Interest only in the rich

David Le Page Besides cheque fraud, the other major reason offered by South African banks for high bank charges is an overly small market, or as they put it, “inadequate volumes to justify the infrastructure involved”.

The banking industry explains its quandary as follows. As more banks have appeared in the country, the major retail banks have found themselves forced to reduce bank charges to high-income customers in order to compete. Increased IT costs (caused by a depreciating rand) and increased cash handling costs (caused by appreciating cash heists) have added to their woes. So they stopped cross-subsidisation of their customers and set about charging each market segment what it actually costs to run their accounts. They hasten to reassure customers that if they develop savings habits, their banking will cost them less. FNB, for example, levies no charges on a current account with a standing R5 000 balance. But this generosity is disingenuous. That R5E000 will earn just 2,5%, saving the thrifty consumer on bank charges but costing them in missed opportunities to earn more interest. Of course, none of this would apply were the volumes of customers less “inadequate”, as the Banking Council puts it. For a couple of years now, the industry has been protesting that it’s caught between a rock and a hard place; that government simultaneously wants it to be internationally competitive and provide banking services to the low-income market. The carefully laid out argument made by the Banking Council to the parliamentary porfolio committee on trade and industry was, in summary, that because micro-loans cost as much as bigger loans to administer, the micro-loan business is not good business.

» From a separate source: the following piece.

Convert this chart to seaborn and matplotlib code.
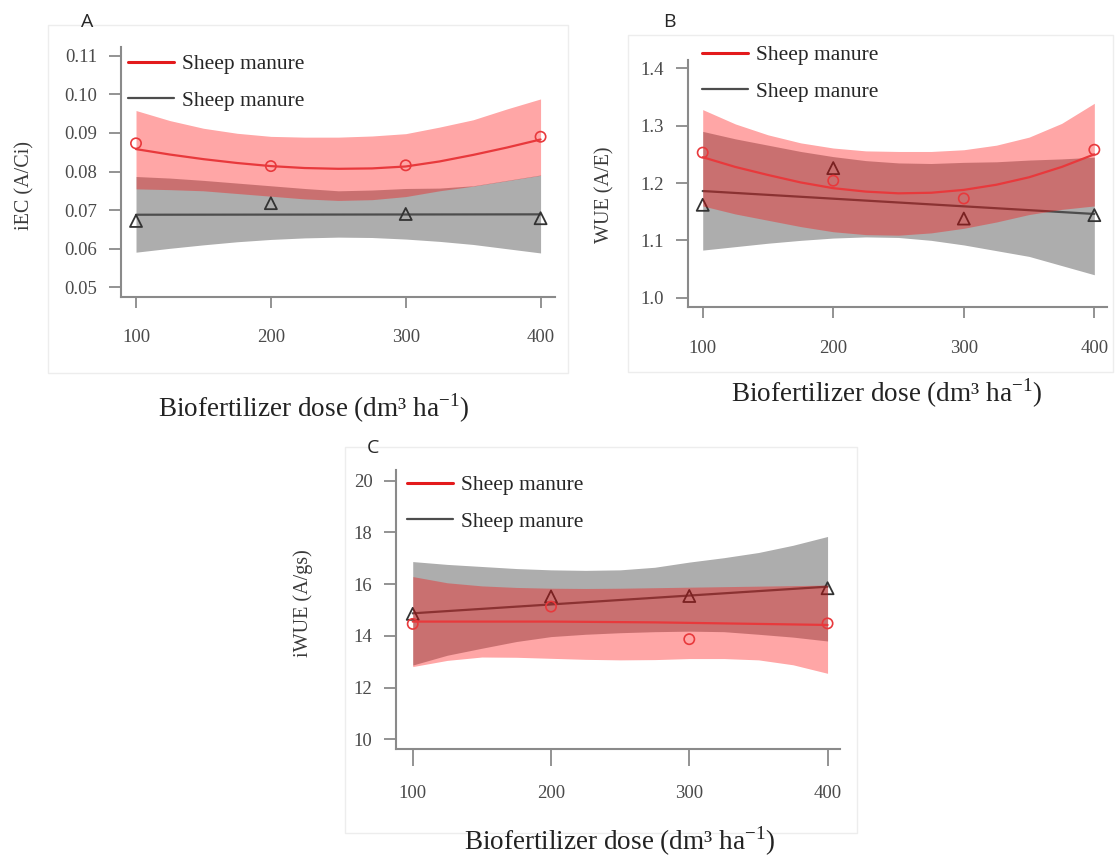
import matplotlib
matplotlib.use("Agg")
import matplotlib.pyplot as plt
import seaborn as sns
from matplotlib.lines import Line2D
from matplotlib.patches import Rectangle

# ============================
# Data
# ============================
dose = [100, 200, 300, 400]
grid = [100, 125, 150, 175, 200, 225, 250, 275, 300, 325, 350, 375, 400]
line_ends = [100, 400]
legend_labels = ["Sheep manure", "Sheep manure"]
xlabel_text = "Biofertilizer dose (dm³ ha$^{\\mathregular{-1}}$)"

# Panel A - iEC (A/Ci)
a_red_pts = [0.0873, 0.0814, 0.0816, 0.0890]
a_gray_pts = [0.0672, 0.0718, 0.0690, 0.0679]
a_red_fit = [0.0858, 0.0844, 0.0832, 0.0822, 0.0814, 0.0809, 0.0807, 0.0808, 0.0813, 0.0826, 0.0843, 0.0862, 0.0883]
a_red_hi = [0.0958, 0.0932, 0.0912, 0.0899, 0.0891, 0.0889, 0.0889, 0.0892, 0.0898, 0.0915, 0.0934, 0.0962, 0.0988]
a_red_lo = [0.0755, 0.0753, 0.0750, 0.0743, 0.0736, 0.0729, 0.0725, 0.0727, 0.0735, 0.0750, 0.0762, 0.0776, 0.0790]
a_gray_fit = [0.0688, 0.0689]
a_gray_hi = [0.0787, 0.0783, 0.0777, 0.0770, 0.0763, 0.0756, 0.0750, 0.0752, 0.0756, 0.0757, 0.0763, 0.0777, 0.0791]
a_gray_lo = [0.0591, 0.0601, 0.0610, 0.0618, 0.0624, 0.0628, 0.0630, 0.0629, 0.0625, 0.0619, 0.0611, 0.0600, 0.0589]
a_yticks = [0.05, 0.06, 0.07, 0.08, 0.09, 0.10, 0.11]
a_yticklabels = ["0.05", "0.06", "0.07", "0.08", "0.09", "0.10", "0.11"]

# Panel B - WUE (A/E)
b_red_pts = [1.253, 1.204, 1.173, 1.258]
b_gray_pts = [1.162, 1.226, 1.138, 1.144]
b_red_fit = [1.245, 1.228, 1.214, 1.201, 1.191, 1.185, 1.182, 1.183, 1.188, 1.197, 1.210, 1.228, 1.250]
b_red_hi = [1.328, 1.303, 1.284, 1.270, 1.261, 1.256, 1.255, 1.255, 1.258, 1.266, 1.280, 1.304, 1.339]
b_red_lo = [1.160, 1.146, 1.135, 1.124, 1.115, 1.110, 1.109, 1.113, 1.121, 1.132, 1.145, 1.154, 1.160]
b_gray_fit = [1.186, 1.146]
b_gray_hi = [1.290, 1.277, 1.266, 1.255, 1.246, 1.239, 1.235, 1.234, 1.236, 1.237, 1.240, 1.242, 1.245]
b_gray_lo = [1.083, 1.089, 1.095, 1.100, 1.104, 1.106, 1.105, 1.100, 1.092, 1.082, 1.072, 1.056, 1.040]
b_yticks = [1.0, 1.1, 1.2, 1.3, 1.4]
b_yticklabels = ["1.0", "1.1", "1.2", "1.3", "1.4"]

# Panel C - iWUE (A/gs)
c_red_pts = [14.46, 15.13, 13.87, 14.48]
c_gray_pts = [14.85, 15.52, 15.54, 15.84]
c_red_fit = [14.55, 14.55, 14.55, 14.55, 14.55, 14.54, 14.53, 14.52, 14.50, 14.48, 14.46, 14.44, 14.42]
c_red_hi = [16.29, 16.05, 15.93, 15.87, 15.84, 15.83, 15.84, 15.86, 15.88, 15.90, 15.92, 15.94, 15.96]
c_red_lo = [12.81, 13.05, 13.18, 13.17, 13.13, 13.09, 13.07, 13.08, 13.12, 13.12, 13.07, 12.88, 12.55]
c_gray_fit = [14.87, 15.90]
c_gray_hi = [16.87, 16.76, 16.68, 16.60, 16.55, 16.53, 16.55, 16.65, 16.85, 17.02, 17.22, 17.50, 17.84]
c_gray_lo = [12.87, 13.25, 13.52, 13.78, 13.97, 14.06, 14.12, 14.16, 14.18, 14.16, 14.06, 13.95, 13.80]
c_yticks = [10, 12, 14, 16, 18, 20]
c_yticklabels = ["10", "12", "14", "16", "18", "20"]

# ============================
# Style
# ============================
sns.set_theme(style="ticks")
plt.rcParams["font.family"] = ["Liberation Serif", "DejaVu Serif"]
plt.rcParams["mathtext.fontset"] = "custom"
plt.rcParams["mathtext.rm"] = "Liberation Serif"

RED = "#e8393c"
GRAY_LINE = "#4d4d4d"
GRAY_BAND = "#adadad"
AXIS_COL = "#8a8a8a"
TEXT_COL = "#3a3a3a"

W, H = 1115, 856
fig = plt.figure(figsize=(W / 100, H / 100), dpi=100)


def add_box(l, t, r, b):
    return fig.add_axes([l / W, 1 - b / H, (r - l) / W, (b - t) / H])


def ftext(x, y, s, **kw):
    fig.text(x / W, 1 - y / H, s, **kw)


# faint frames around each panel
for (l, t, r, b) in [(48, 25, 568, 373), (628, 35, 1113, 372), (345, 447, 857, 833)]:
    fig.patches.append(Rectangle((l / W, 1 - b / H), (r - l) / W, (b - t) / H,
                                 transform=fig.transFigure, fill=False,
                                 edgecolor="#ededed", lw=1))


def draw_panel(ax, red_pts, gray_pts, red_fit, red_hi, red_lo,
               gray_fit, gray_hi, gray_lo, yticks, yticklabels,
               xlim, ylim, xpad, ypad, xlen):
    # gray band + gray series first, red band on top (alpha)
    ax.fill_between(grid, gray_lo, gray_hi, color=GRAY_BAND, lw=0, zorder=1)
    sns.lineplot(x=line_ends, y=gray_fit, ax=ax, color=GRAY_LINE, lw=1.6, zorder=2)
    sns.scatterplot(x=dose, y=gray_pts, ax=ax, marker="^", s=75,
                    facecolor="none", edgecolor="#333333", linewidth=1.3, zorder=3)
    ax.fill_between(grid, red_lo, red_hi, color="red", alpha=0.35, lw=0, zorder=4)
    sns.lineplot(x=grid, y=red_fit, ax=ax, color=RED, lw=1.6, zorder=5)
    sns.scatterplot(x=dose, y=red_pts, ax=ax, marker="o", s=55,
                    facecolor="none", edgecolor=RED, linewidth=1.2, zorder=6)

    ax.set_xlim(*xlim)
    ax.set_ylim(*ylim)
    ax.set_xticks(dose)
    ax.set_xticklabels([str(d) for d in dose])
    ax.set_yticks(yticks)
    ax.set_yticklabels(yticklabels)
    ax.set_xlabel("")
    ax.set_ylabel("")
    for side in ["top", "right"]:
        ax.spines[side].set_visible(False)
    for side in ["left", "bottom"]:
        ax.spines[side].set_color(AXIS_COL)
        ax.spines[side].set_linewidth(1.5)
    ax.tick_params(axis="x", length=xlen, width=1.3, color=AXIS_COL,
                   labelsize=13.5, labelcolor="#4a4a4a", pad=xpad)
    ax.tick_params(axis="y", length=9, width=1.3, color=AXIS_COL,
                   labelsize=13.5, labelcolor="#4a4a4a", pad=ypad)
    ax.patch.set_alpha(0)
    if ax.get_legend() is not None:
        ax.get_legend().remove()


def add_legend(x, y):
    handles = [Line2D([0], [0], color="#e31a1c", lw=2.2),
               Line2D([0], [0], color=GRAY_LINE, lw=1.6)]
    fig.legend(handles, legend_labels, loc="upper left",
               bbox_to_anchor=(x / W, 1 - y / H), frameon=False,
               fontsize=15.5, handlelength=2.15, handletextpad=0.35,
               labelspacing=0.78, borderpad=0, borderaxespad=0)


# ============================
# Panel A
# ============================
ax_a = add_box(120.5, 46.7, 555, 297)
draw_panel(ax_a, a_red_pts, a_gray_pts, a_red_fit, a_red_hi, a_red_lo,
           a_gray_fit, a_gray_hi, a_gray_lo, a_yticks, a_yticklabels,
           (88.5, 410.7), (0.04749, 0.11233), 15, 8, 8)
add_legend(128, 54)
ftext(87, 22, "A", ha="center", va="center", fontsize=14, family="Open Sans")
ftext(25, 186, "iEC (A/Ci)", ha="center", va="center", rotation=90,
      fontsize=14.5, color=TEXT_COL)
ftext(314, 408, xlabel_text, ha="center", va="center", fontsize=19.5, color="#222222")

# ============================
# Panel B
# ============================
ax_b = add_box(687.7, 60, 1107, 306.7)
draw_panel(ax_b, b_red_pts, b_gray_pts, b_red_fit, b_red_hi, b_red_lo,
           b_gray_fit, b_gray_hi, b_gray_lo, b_yticks, b_yticklabels,
           (88.5, 409.7), (0.9843, 1.4145), 16, 8, 8)
add_legend(702, 45)
ftext(669, 22, "B", ha="center", va="center", fontsize=14, family="Open Sans")
ftext(605, 195, "WUE (A/E)", ha="center", va="center", rotation=90,
      fontsize=14.5, color=TEXT_COL)
ftext(887, 393, xlabel_text, ha="center", va="center", fontsize=19.5, color="#222222")

# ============================
# Panel C
# ============================
ax_c = add_box(396, 470, 840, 749.3)
draw_panel(ax_c, c_red_pts, c_gray_pts, c_red_fit, c_red_hi, c_red_lo,
           c_gray_fit, c_gray_hi, c_gray_lo, c_yticks, c_yticklabels,
           (87.9, 409.0), (9.613, 20.41), 14, 8, 12)
add_legend(407, 475)
ftext(373, 448, "C", ha="center", va="center", fontsize=14, family="Open Sans")
ftext(303, 603, "iWUE (A/gs)", ha="center", va="center", rotation=90,
      fontsize=14.5, color=TEXT_COL)
ftext(620, 841, xlabel_text, ha="center", va="center", fontsize=19.5, color="#222222")

fig.savefig("out.png", dpi=100)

According to the Banking Council’s 1999 annual report, released last week, “the portfolio committee accepted the commercial logic of the banks’ position”. Strangely enough, the chair of the committee, the African National Congress’s Dr Rob Davies, is hesitant to embrace the council’s version of events, saying “accepted” is perhaps too strong a word for the committee’s reaction. He has a number of reservations about the way the big banks conduct their business, saying of them that “there is an extraordinarily high level of risk aversion”.

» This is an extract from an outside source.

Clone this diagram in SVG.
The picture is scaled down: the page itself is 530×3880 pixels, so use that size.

That risk aversion, according to testimony heard by the committee, amounts in practice to racism (Davies’s word). Blacks are kept at arms length and are often treated worse than their white counterparts, even at the level of medium-sized business. Davies points out that complaints against the banks have been taken to the Human Rights Commission, and he fully expects them to be hauled regularly into the equality courts, once those institutions have been founded. Asked whether the big banks are perhaps just trying to preserve the interests of their shareholders, Davies has an interesting reply: “Perhaps they’re not operating with the interests of shareholders in mind.” If Davies just suspects that the big banks are missing a massive opportunity to develop new markets, Investec’s Piet Viljoen is in no doubt whatsoever. Speaking as an investment expert, and not as a representative of Investec the bank, Viljoen is adamant that shareholders need to press the big banks to get into the markets they are so convinced they should avoid.

“Banks such as African Bank have shown that you can operate profitably in the low- income market. It’s a matter of running a low-cost operation and getting to know the client,” he says.”If you limit yourself to the top 10% [of the market],” your growth constraints kick in quickly. Viljoen believes the banks have found it difficult to expand their thinking beyond the branch-based business model. He points out that African Bank has often used caravans as infrastructure, and that its representatives operate almost as door-to- door sales people. He believes African Bank’s joint venture with Standard Bank and Nedcor’s People’s Bank are examples of a slow shift in thinking.

If Davies and Viljoen are correct, the dinosaurs of South African banking are not only costing their shareholders in lost dividends, but their customers in unnecessarily high banking charges and frustrating service levels. The symptoms are not questioned by the Banking Council: “An unquestioned fact is that over the last few years bank charges have gone up significantly while many service standards have declined.” But the remedy has yet to be properly swallowed.